If you're dating right now, or just looking for Mr. Right, surely you have your standards. Perhaps you want someone handsome, brave, strong, and sultry? But what if, Mr. Right does not exist? Or what if there's a shortage of buff guys, and you have to compete?

Well that's exactly happening to wolves right now: scarcity of potential partners, The Economist reportedHunting and deforestation have decreased the wolf population in the area. However, as forests were turned into farms, dogs and coyotes started coming around to mingle and mate with wolves.

Usually, interbreeding across animal species bears offspring less vigorous than either parent - if they survive at all. For instance, ligers, born from tigers and lions, are very fragile animals, and can be infertile.

The combination of wolf, dog, and coyote DNA generated an exception. Coywolves are extraordinarily fit, and as a consequence, are booming in numbers and spreading through the Eastern part of North America. Some call these mammals the Eastern coyote.

According to Roland Kays, of North Carolina State University in Raleigh, coywolves now number in millions.

Javier Monzon, who until recently, worked at Stony Brook University in N.Y., studied the genes of 437 animals, in ten northeastern states plus Ontario. He concluded that coywolves are dominantly coyote, one-fourth wolf, and one-tenth dog.

Coywolves evolved from Shepherds, the large dogs that help in farming and herding flocks. When Dobermans, Pinschers, and German Shepherds mate with wolves, the offspring gets many genetic privileges.

Weighing more than 25 kilograms, many coywolves have twice the heft of purebred coyotes.
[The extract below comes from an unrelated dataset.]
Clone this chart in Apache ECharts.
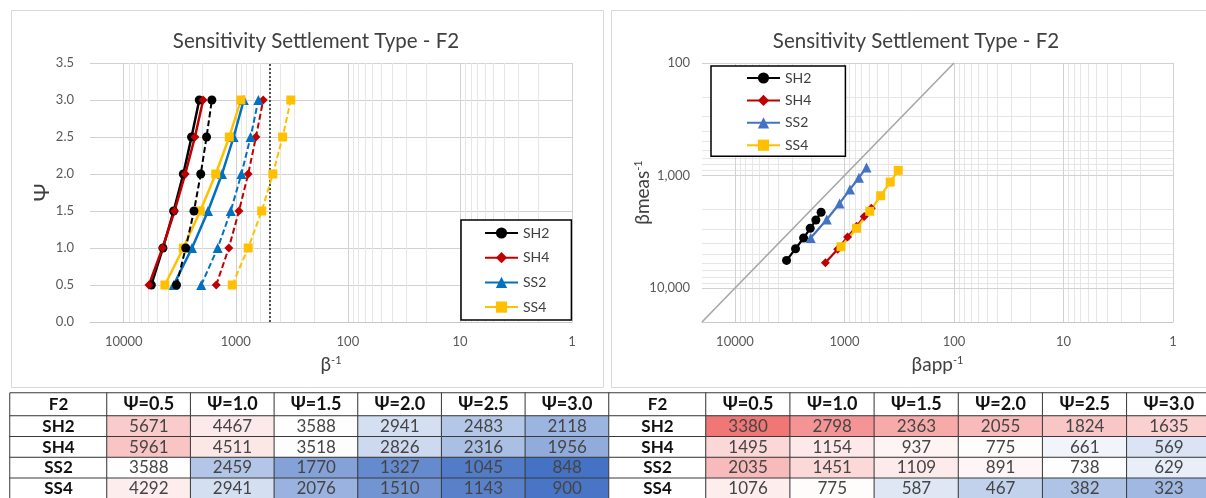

They also have larger jaws. Bulk and agile, these beasts can individually take down small deer. In packs, they can kill a moose.

Coyotes hunt in the open terrain, and wolves catch preys in the forest. Coywolves are comfortable in both environments. Even the cries of these new animals blend those of their ancestors. The first part of a howl resembles a wolf's deep-pitched sound, but this then turns into a higher-pitched, coyote-like yipping.

The animal's range has encompasses America's entire Northeast. This is astonishing because coyotes never populated in the east of prairies and wolves stay away from hunters in the eastern forests. And because coywolves are also dogs, they can live in cities and tolerate people and noise.

Finally, coywolves are super predators. They can eat almost everything their parents eat - which includes rodents, small mammals, pumpkins, watermelons, and other garden produce. They also eat cats and squirrels.